Elections 2024 dans un contexte domestique et international sous haute tension
Le démocrate Joe Biden est devenu président en janvier 2021, après une transition tumultueuse, marquée par l’assaut du Capitole, le 6 janvier, par des partisans de son prédécesseur, le républicain Donald Trump. Sauf surprise majeur, les élections de novembre 2024 s’annoncent comme un nouveau duel entre les deux derniers présidents. En dépit des questions entourant son âge et son état de santé, Joe Biden demeure l’alternative la plus crédible côté Démocrate. Côté Républicains, Donald Trump aborde les primaires avec un confortable avantage dans les sondages. Les nombreuses procédures judiciaires à son encontre, notamment pour son rôle dans les évènements du 6 janvier 2021, ne devraient pas l’empêcher de se présenter, mais rythmeront la campagne. Les orientations politiques divergentes devraient alimenter l’incertitude dans une course présidentielle qui s’annonce serrée. Celles pour le contrôle de la Chambre des Représentant et du Sénat le seront également, et pourraient déboucher sur un Congrès divisé. Dans un contexte politique polarisé, les orientations politiques des candidats dessinent des perspectives divergentes en matière de politique domestique et extérieure.

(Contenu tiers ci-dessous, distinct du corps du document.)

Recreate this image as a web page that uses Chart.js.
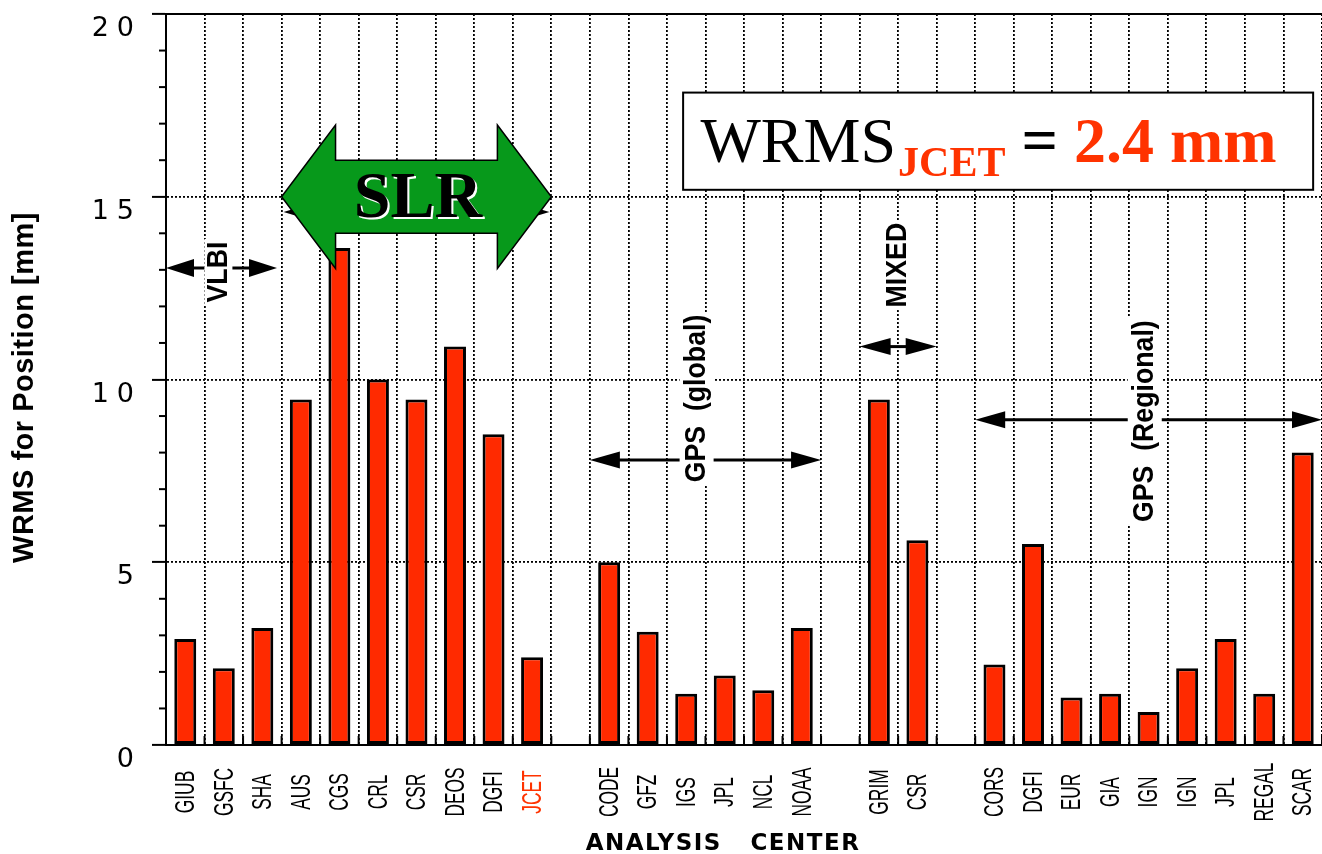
<!DOCTYPE html>
<html>
<head>
<meta charset="utf-8">
<title>WRMS for Position by Analysis Center</title>
<script src="https://cdn.jsdelivr.net/npm/chart.js@4"></script>
<style>
  html, body { margin: 0; padding: 0; background: #fff; }
  #chart-container { width: 1322px; height: 854px; }
</style>
</head>
<body>
<div id="chart-container"><canvas id="myChart" width="1322" height="854"></canvas></div>
<script>
// analysis centers ('' = empty slot between technique groups)
var centers = ['GIUB', 'GSFC', 'SHA', 'AUS', 'CGS', 'CRL', 'CSR', 'DEOS', 'DGFI', 'JCET', '',
               'CODE', 'GFZ', 'IGS', 'JPL', 'NCL', 'NOAA', '',
               'GRIM', 'CSR', '',
               'CORS', 'DGFI', 'EUR', 'GIA', 'IGN', 'IGN', 'JPL', 'REGAL', 'SCAR'];
// WRMS for position [mm]
var wrms = [2.9, 2.1, 3.2, 9.45, 13.6, 10.0, 9.45, 10.9, 8.5, 2.4, null,
            5.0, 3.1, 1.4, 1.9, 1.5, 3.2, null,
            9.45, 5.6, null,
            2.2, 5.5, 1.3, 1.4, 0.9, 2.1, 2.9, 1.4, 8.0];
var yMajorTicks = [0, 5, 10, 15, 20];
var highlight = 'JCET';
var highlightValue = '2.4 mm';

var RED = '#ff3300';
var BAR = '#ff2a00';

function vText(ctx, text, x, y, font, squeeze, color, bgHalf) {
    ctx.save();
    ctx.translate(x, y);
    ctx.rotate(-Math.PI / 2);
    ctx.scale(squeeze, 1);
    ctx.font = font;
    var w = ctx.measureText(text).width;
    if (bgHalf) {
        ctx.fillStyle = '#fff';
        ctx.fillRect(-w / 2 - 3, -bgHalf, w + 6, bgHalf * 2);
    }
    ctx.fillStyle = color;
    ctx.textAlign = 'center';
    ctx.textBaseline = 'middle';
    ctx.fillText(text, 0, 0);
    ctx.restore();
}

function dblArrow(ctx, x1, x2, y, headLen, headHalf) {
    ctx.save();
    ctx.strokeStyle = '#000';
    ctx.fillStyle = '#000';
    ctx.lineWidth = 3;
    ctx.beginPath();
    ctx.moveTo(x1 + headLen - 2, y);
    ctx.lineTo(x2 - headLen + 2, y);
    ctx.stroke();
    ctx.beginPath();
    ctx.moveTo(x1, y); ctx.lineTo(x1 + headLen, y - headHalf); ctx.lineTo(x1 + headLen, y + headHalf); ctx.closePath();
    ctx.fill();
    ctx.beginPath();
    ctx.moveTo(x2, y); ctx.lineTo(x2 - headLen, y - headHalf); ctx.lineTo(x2 - headLen, y + headHalf); ctx.closePath();
    ctx.fill();
    ctx.restore();
}

// wraps a scale draw step to tweak canvas state (letter spacing / shift)
function wrap(obj, name, spacing, dx, dy) {
    if (obj['_w_' + name]) return;
    var orig = obj[name];
    obj[name] = function () {
        var c = this.ctx;
        c.save();
        c.letterSpacing = spacing;
        c.translate(dx, dy);
        orig.apply(this, arguments);
        c.restore();
    };
    obj['_w_' + name] = true;
}

var decor = {
    id: 'decor',
    beforeDraw: function (chart) {
        wrap(chart.scales.y, 'drawLabels', '8px', 0, 15);
        wrap(chart.scales.y, 'drawTitle', '0.5px', 0, 8);
        wrap(chart.scales.x, 'drawTitle', '1.5px', -21, 0);
    },
    afterDatasetsDraw: function (chart) {
        var ctx = chart.ctx, x = chart.scales.x, y = chart.scales.y, a = chart.chartArea;
        ctx.save();
        ctx.strokeStyle = '#000';
        ctx.lineWidth = 2;
        // top frame
        ctx.beginPath();
        ctx.moveTo(a.left, y.getPixelForValue(20));
        ctx.lineTo(a.right, y.getPixelForValue(20));
        ctx.stroke();
        // minor y ticks
        for (var v = 1; v < 20; v++) {
            if (yMajorTicks.indexOf(v) >= 0) continue;
            var py = y.getPixelForValue(v);
            ctx.beginPath();
            ctx.moveTo(a.left - 7, py);
            ctx.lineTo(a.left, py);
            ctx.stroke();
        }
        // short ticks on the category boundaries
        for (var i = 0; i <= centers.length; i++) {
            var bx = x.getPixelForValue(i - 0.5);
            ctx.beginPath();
            ctx.moveTo(bx, a.bottom);
            ctx.lineTo(bx, a.bottom - 9);
            ctx.stroke();
        }
        ctx.restore();
        // category labels
        for (var j = 0; j < centers.length; j++) {
            if (!centers[j]) continue;
            vText(ctx, centers[j], x.getPixelForValue(j) + 1, a.bottom + 47, '28px "Liberation Sans"', 0.62,
                  centers[j] === highlight && j === 9 ? RED : '#000', 0);
        }
    },
    afterDraw: function (chart) {
        var ctx = chart.ctx, x = chart.scales.x, y = chart.scales.y;
        var X = function (v) { return x.getPixelForValue(v); };
        var Y = function (v) { return y.getPixelForValue(v); };
        var lab = 'bold 30px "Liberation Sans"';

        // VLBI
        dblArrow(ctx, X(-0.5), X(2.38), Y(13.05), 28, 9);
        vText(ctx, 'VLBI', X(0.86), Y(12.94), lab, 0.89, '#000', 14);

        // SLR: black arrow partly hidden behind the big green one
        dblArrow(ctx, X(2.55), X(9.45), Y(14.58), 30, 9);
        ctx.save();
        ctx.beginPath();
        ctx.moveTo(X(2.5), Y(15));
        ctx.lineTo(X(3.9), Y(16.96));
        ctx.lineTo(X(3.9), Y(16.0));
        ctx.lineTo(X(8.1), Y(16.0));
        ctx.lineTo(X(8.1), Y(16.96));
        ctx.lineTo(X(9.5), Y(15));
        ctx.lineTo(X(8.1), Y(13.04));
        ctx.lineTo(X(8.1), Y(14.0));
        ctx.lineTo(X(3.9), Y(14.0));
        ctx.lineTo(X(3.9), Y(13.04));
        ctx.closePath();
        ctx.fillStyle = '#07991b';
        ctx.fill();
        ctx.lineWidth = 1.5;
        ctx.strokeStyle = '#000';
        ctx.stroke();
        ctx.font = 'bold 66px "Liberation Serif"';
        ctx.textAlign = 'center';
        ctx.textBaseline = 'alphabetic';
        ctx.fillStyle = '#fff';
        ctx.fillText('SLR', X(6.04) + 2, Y(14.45) + 2);
        ctx.fillStyle = '#000';
        ctx.fillText('SLR', X(6.04), Y(14.45));
        ctx.restore();

        // GPS (global)
        dblArrow(ctx, X(10.5), X(16.5), Y(7.8), 30, 8.5);
        vText(ctx, 'GPS  (global)', X(13.27), Y(9.48), lab, 0.89, '#000', 17);

        // MIXED
        dblArrow(ctx, X(17.5), X(19.5), Y(10.9), 31, 8.5);
        vText(ctx, 'MIXED', X(18.5), Y(13.13), lab, 0.89, '#000', 15);

        // GPS (Regional)
        dblArrow(ctx, X(20.5), X(29.5), Y(8.9), 30, 8.5);
        vText(ctx, 'GPS  (Regional)', X(24.9), Y(8.86), lab, 0.89, '#000', 17);

        // WRMS box
        ctx.save();
        var bx1 = X(12.92), bx2 = X(29.27), by1 = Y(17.85), by2 = Y(15.19);
        ctx.fillStyle = '#fff';
        ctx.fillRect(bx1, by1, bx2 - bx1, by2 - by1);
        ctx.lineWidth = 2;
        ctx.strokeStyle = '#000';
        ctx.strokeRect(bx1, by1, bx2 - bx1, by2 - by1);
        var tx = X(13.37), base = Y(15.95);
        ctx.textAlign = 'left';
        ctx.textBaseline = 'alphabetic';
        ctx.font = '64px "Liberation Serif"';
        ctx.fillStyle = '#000';
        ctx.fillText('WRMS', tx, base);
        tx += ctx.measureText('WRMS').width + 2;
        ctx.font = 'bold 42px "Liberation Serif"';
        ctx.fillStyle = RED;
        ctx.fillText(highlight, tx, base + 14);
        tx += ctx.measureText(highlight).width;
        ctx.font = 'bold 64px "Liberation Serif"';
        ctx.fillStyle = '#000';
        ctx.fillText(' = ', tx, base);
        tx += ctx.measureText(' = ').width;
        ctx.fillStyle = RED;
        ctx.fillText(highlightValue, tx, base);
        ctx.restore();
    }
};

var ctx = document.getElementById('myChart');
var myChart = new Chart(ctx, {
    type: 'bar',
    data: {
        labels: centers,
        datasets: [{
            label: 'WRMS for Position [mm]',
            data: wrms,
            backgroundColor: BAR,
            borderColor: '#000',
            borderWidth: 3,
            borderSkipped: false,
            barPercentage: 0.57,
            categoryPercentage: 1.0
        }]
    },
    options: {
        responsive: false,
        animation: false,
        devicePixelRatio: 1,
        layout: { padding: { top: 14, left: 0, right: 0, bottom: 0 } },
        plugins: { legend: { display: false }, tooltip: { enabled: false } },
        scales: {
            x: {
                offset: true,
                grid: { display: true, offset: true, color: '#000', lineWidth: 1.8, drawTicks: false },
                border: { display: true, color: '#000', width: 2, dash: [2, 2] },
                ticks: { display: false, autoSkip: false },
                title: {
                    display: true,
                    text: 'ANALYSIS   CENTER',
                    color: '#000',
                    font: { family: 'DejaVu Sans', size: 23, weight: 'bold', lineHeight: 1 },
                    padding: { top: 0, bottom: -2 }
                },
                afterFit: function (scale) {
                    scale.height = 109;
                    scale.paddingLeft = 0;
                    scale.paddingRight = 0;
                }
            },
            y: {
                min: 0,
                max: 20,
                ticks: {
                    stepSize: 1,
                    autoSkip: false,
                    color: '#000',
                    padding: 10,
                    font: { family: 'DejaVu Sans', size: 27 },
                    callback: function (v) { return yMajorTicks.indexOf(v) >= 0 ? String(v) : ''; }
                },
                grid: {
                    color: function (c) { return [5, 10, 15].indexOf(c.tick.value) >= 0 ? '#000' : 'rgba(0,0,0,0)'; },
                    lineWidth: 1.8,
                    drawTicks: true,
                    tickLength: 14,
                    tickWidth: 2,
                    tickColor: function (c) { return yMajorTicks.indexOf(c.tick.value) >= 0 ? '#000' : 'rgba(0,0,0,0)'; }
                },
                border: { display: true, color: '#000', width: 2, dash: [2, 2] },
                title: {
                    display: true,
                    text: 'WRMS for Position [mm]',
                    color: '#000',
                    font: { family: 'Liberation Sans', size: 29, weight: 'bold', lineHeight: 1 },
                    padding: { top: 10, bottom: 0 }
                },
                afterFit: function (scale) {
                    scale.width = 166;
                    scale.paddingTop = 0;
                    scale.paddingBottom = 0;
                }
            }
        }
    },
    plugins: [decor]
});
</script>
</body>
</html>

Dans un environnement de compétition technologique accrue et alors que les tensions en mer de Chine restent fortes, la rivalité avec la Chine continue de dominer la politique étrangère américaine, et devrait rester une priorité quelque soit le résultat des élections de novembre. Parallèlement, la guerre en Ukraine a renforcé les efforts de l'administration Biden pour relancer la présence des États-Unis dans les institutions multilatérales et l’effort pour renouer avec les partenaires diplomatiques, sécuritaires et économiques, notamment en Europe, se distinguant de l’approche de son prédécesseur. Sous une administration Biden comme Trump, l'alliance de longue date avec Israël, en particulier dans le contexte de la guerre contre le Hamas, serait très probablement préservée.